__Stated task__: Print the listing from its top line through the line containing "import plotly.graph_objects as go", nothing more, and leave out the pictures.

### Information shown

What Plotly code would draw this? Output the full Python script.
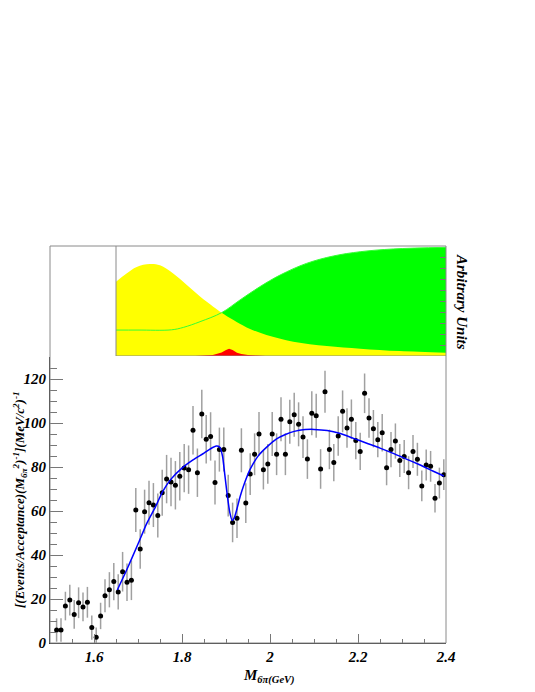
import plotly.graph_objects as go

# 6-pion invariant mass, bin centres (GeV)
mass = [
    1.515, 1.525, 1.535, 1.545, 1.555, 1.565, 1.575, 1.585, 1.595, 1.605,
    1.615, 1.625, 1.635, 1.645, 1.655, 1.665, 1.675, 1.685, 1.695, 1.705,
    1.715, 1.725, 1.735, 1.745, 1.755, 1.765, 1.775, 1.785, 1.795, 1.805,
    1.815, 1.825, 1.835, 1.845, 1.855, 1.865, 1.875, 1.885, 1.895, 1.905,
    1.915, 1.925, 1.935, 1.945, 1.955, 1.965, 1.975, 1.985, 1.995, 2.005,
    2.015, 2.025, 2.035, 2.045, 2.055, 2.065, 2.075, 2.085, 2.095, 2.105,
    2.115, 2.125, 2.135, 2.145, 2.155, 2.165, 2.175, 2.185, 2.195, 2.205,
    2.215, 2.225, 2.235, 2.245, 2.255, 2.265, 2.275, 2.285, 2.295, 2.305,
    2.315, 2.325, 2.335, 2.345, 2.355, 2.365, 2.375, 2.385, 2.395,
]
events = [
    5.9, 5.9, 16.8, 19.5, 13.0, 18.3, 16.4, 18.5, 7.0, 2.6,
    12.3, 21.5, 24.2, 27.9, 23.2, 32.4, 27.6, 28.5, 60.5, 42.7,
    59.7, 63.8, 62.7, 57.9, 68.3, 74.5, 73.2, 71.7, 75.8, 79.5,
    78.8, 96.7, 77.4, 104.1, 92.6, 93.9, 72.9, 87.9, 87.9, 67.0,
    54.8, 56.7, 87.6, 63.6, 76.8, 85.8, 95.0, 78.8, 81.4, 95.0,
    85.8, 101.7, 85.8, 100.6, 103.8, 99.4, 93.6, 83.6, 104.4, 103.3,
    79.1, 114.2, 88.0, 82.0, 94.1, 105.3, 97.7, 101.7, 92.0, 87.1,
    113.5, 102.3, 97.4, 92.4, 95.6, 79.7, 87.9, 91.8, 83.0, 84.8,
    77.4, 87.1, 83.5, 71.4, 80.9, 80.3, 65.8, 72.7, 76.5,
]
errors = [
    5.3, 5.3, 6.5, 7.0, 6.5, 7.0, 6.5, 7.0, 5.5, 4.5,
    6.0, 7.5, 8.0, 8.5, 8.0, 9.0, 8.5, 9.0, 10.0, 9.0,
    10.0, 10.0, 10.0, 10.0, 10.5, 11.0, 11.0, 11.0, 11.0, 11.0,
    11.0, 11.0, 11.0, 11.0, 11.0, 11.0, 10.0, 10.0, 10.0, 9.5,
    9.0, 9.0, 10.0, 9.0, 9.5, 9.5, 10.0, 9.0, 9.0, 10.0,
    9.5, 10.0, 9.5, 10.0, 10.0, 10.0, 9.5, 9.0, 10.0, 10.0,
    9.0, 9.5, 9.0, 8.5, 9.0, 9.5, 9.0, 9.0, 8.5, 8.5,
    9.0, 9.0, 8.5, 8.0, 8.5, 8.0, 8.0, 8.0, 7.5, 7.5,
    7.5, 7.5, 7.5, 7.0, 7.0, 7.0, 6.5, 7.0, 7.0,
]

# fit curve
fit_x = [
    1.653, 1.675, 1.700, 1.720, 1.740, 1.755, 1.775, 1.800, 1.825, 1.850,
    1.865, 1.878, 1.886, 1.892, 1.897, 1.903, 1.909, 1.914, 1.919, 1.925,
    1.932, 1.940, 1.955, 1.975, 1.995, 2.015, 2.035, 2.055, 2.080, 2.100,
    2.130, 2.160, 2.190, 2.220, 2.250, 2.280, 2.310, 2.340, 2.370, 2.395,
]
fit_y = [
    24.1, 33.5, 45.0, 54.4, 62.0, 68.5, 74.5, 79.5, 83.2, 86.3,
    88.3, 89.5, 89.0, 85.0, 77.0, 67.0, 59.0, 55.7, 57.0, 61.0,
    66.5, 71.5, 79.0, 85.5, 89.5, 92.8, 94.8, 96.2, 97.0, 97.1,
    96.6, 95.2, 93.0, 90.8, 88.6, 86.2, 83.6, 81.0, 78.2, 75.9,
]

# components (arbitrary units)
yellow_x = [1.650, 1.674, 1.697, 1.727, 1.750, 1.780, 1.811, 1.841, 1.871, 1.890,
            1.917, 1.947, 1.992, 2.053, 2.129, 2.205, 2.295, 2.400]
yellow_y = [0.675, 0.75, 0.81, 0.836, 0.824, 0.75, 0.645, 0.54, 0.448, 0.394,
            0.327, 0.26, 0.19, 0.13, 0.091, 0.067, 0.045, 0.03]
green_x = [1.650, 1.700, 1.776, 1.803, 1.841, 1.890, 1.932, 1.977, 2.023, 2.083,
           2.144, 2.205, 2.280, 2.400]
green_y = [0.236, 0.236, 0.238, 0.26, 0.312, 0.394, 0.51, 0.63, 0.736, 0.842,
           0.909, 0.948, 0.973, 0.988]
red_x = [1.830, 1.850, 1.870, 1.880, 1.890, 1.900, 1.907, 1.915, 1.925, 1.935,
         1.950, 1.970, 1.990]
red_y = [0.0, 0.004, 0.01, 0.02, 0.032, 0.055, 0.067, 0.055, 0.03, 0.018,
         0.009, 0.004, 0.0]

serif = "Liberation Serif"
frame = "#8a8a8a"
tickc = "#777777"

fig = go.Figure()

fig.add_trace(go.Scatter(
    x=green_x, y=green_y, xaxis="x2", yaxis="y2", mode="lines",
    line=dict(color="#00ff00", width=0, shape="spline"), fill="tozeroy",
    fillcolor="#00ff00",
))
fig.add_trace(go.Scatter(
    x=yellow_x, y=yellow_y, xaxis="x2", yaxis="y2", mode="lines",
    line=dict(color="#ffff00", width=0, shape="spline"), fill="tozeroy",
    fillcolor="#ffff00",
))
fig.add_trace(go.Scatter(
    x=red_x, y=red_y, xaxis="x2", yaxis="y2", mode="lines",
    line=dict(color="#ff0000", width=0), fill="tozeroy", fillcolor="#ff0000",
))
fig.add_trace(go.Scatter(
    x=green_x, y=green_y, xaxis="x2", yaxis="y2", mode="lines",
    line=dict(color="#33ff33", width=1, shape="spline"),
))

fig.add_trace(go.Scatter(
    x=mass, y=events, mode="markers",
    marker=dict(color="black", size=5),
    error_y=dict(type="data", array=errors, color="#a0a0a0", thickness=1.5, width=0),
))
fig.add_trace(go.Scatter(
    x=fit_x, y=fit_y, mode="lines",
    line=dict(color="#0000ff", width=1.5, shape="spline", smoothing=0.6),
))

tick_font = dict(family=serif, size=15, color="black", weight="bold", style="italic")

# the page adds an 8px body margin, so the margins are shifted by that amount
fig.update_layout(
    width=535, height=692,
    margin=dict(l=42, r=97, t=238, b=57),
    paper_bgcolor="white", plot_bgcolor="white",
    showlegend=False,
    font=dict(family=serif, color="black"),
    xaxis=dict(
        domain=[0, 1], range=[1.5, 2.4], anchor="y",
        tickvals=[1.6, 1.8, 2.0, 2.2, 2.4], ticktext=["1.6", "1.8", "2", "2.2", "2.4"],
        ticks="inside", ticklen=9, tickcolor=tickc, tickwidth=1,
        minor=dict(dtick=0.05, ticks="inside", ticklen=4, tickcolor=tickc),
        showgrid=False, zeroline=False, showline=True, linecolor="#333", linewidth=1,
        tickfont=tick_font,
    ),
    yaxis=dict(
        domain=[0, 0.7204], range=[0, 130], anchor="x",
        dtick=20, ticks="inside", ticklen=13, tickcolor=tickc, tickwidth=1,
        minor=dict(dtick=5, ticks="inside", ticklen=7, tickcolor=tickc),
        showgrid=False, zeroline=False, showline=True, linecolor="#333", linewidth=1,
        tickfont=tick_font,
    ),
    xaxis2=dict(
        domain=[0, 1], range=[1.5, 2.4], anchor="y2",
        showticklabels=False, ticks="", showgrid=False, zeroline=False, showline=False,
    ),
    yaxis2=dict(
        domain=[0.7229, 1], range=[0, 1], anchor="x2", side="right",
        showticklabels=False, ticks="inside", ticklen=6, dtick=0.1, tickcolor=tickc,
        showgrid=False, zeroline=False, showline=False,
    ),
)

# frame of the whole pad and of the upper panel
fig.add_shape(type="rect", xref="paper", yref="paper", x0=0, x1=1, y0=0, y1=1,
              line=dict(color=frame, width=1))
fig.add_shape(type="line", xref="x2", yref="y2", x0=1.65, x1=1.65, y0=0, y1=1,
              line=dict(color=frame, width=1))
fig.add_shape(type="line", xref="x2", yref="y2", x0=1.65, x1=2.4, y0=0, y1=0,
              line=dict(color=frame, width=1))

fig.add_annotation(
    xref="paper", yref="paper", x=-0.076, y=0.36, xanchor="center", yanchor="middle",
    textangle=-90, showarrow=False,
    text="[(Events/Acceptance)(M<sub>6π</sub><sup>2</sup>)<sup>-1</sup>](MeV/c<sup>2</sup>)<sup>-1</sup>",
    font=dict(family=serif, size=13, color="black", weight="bold", style="italic"),
)
fig.add_annotation(
    xref="paper", yref="paper", x=0.553, y=-0.085, xanchor="center", yanchor="middle",
    showarrow=False, text="M<sub>6π(GeV)</sub>",
    font=dict(family=serif, size=15, color="black", weight="bold", style="italic"),
)
fig.add_annotation(
    xref="paper", yref="paper", x=1.042, y=0.86, xanchor="center", yanchor="middle",
    textangle=90, showarrow=False, text="Arbitrary Units",
    font=dict(family=serif, size=15, color="black", weight="bold", style="italic"),
)

fig.write_html("out.html")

######

__Solution below__:
What Plotly code would draw this? Output the full Python script.
import plotly.graph_objects as go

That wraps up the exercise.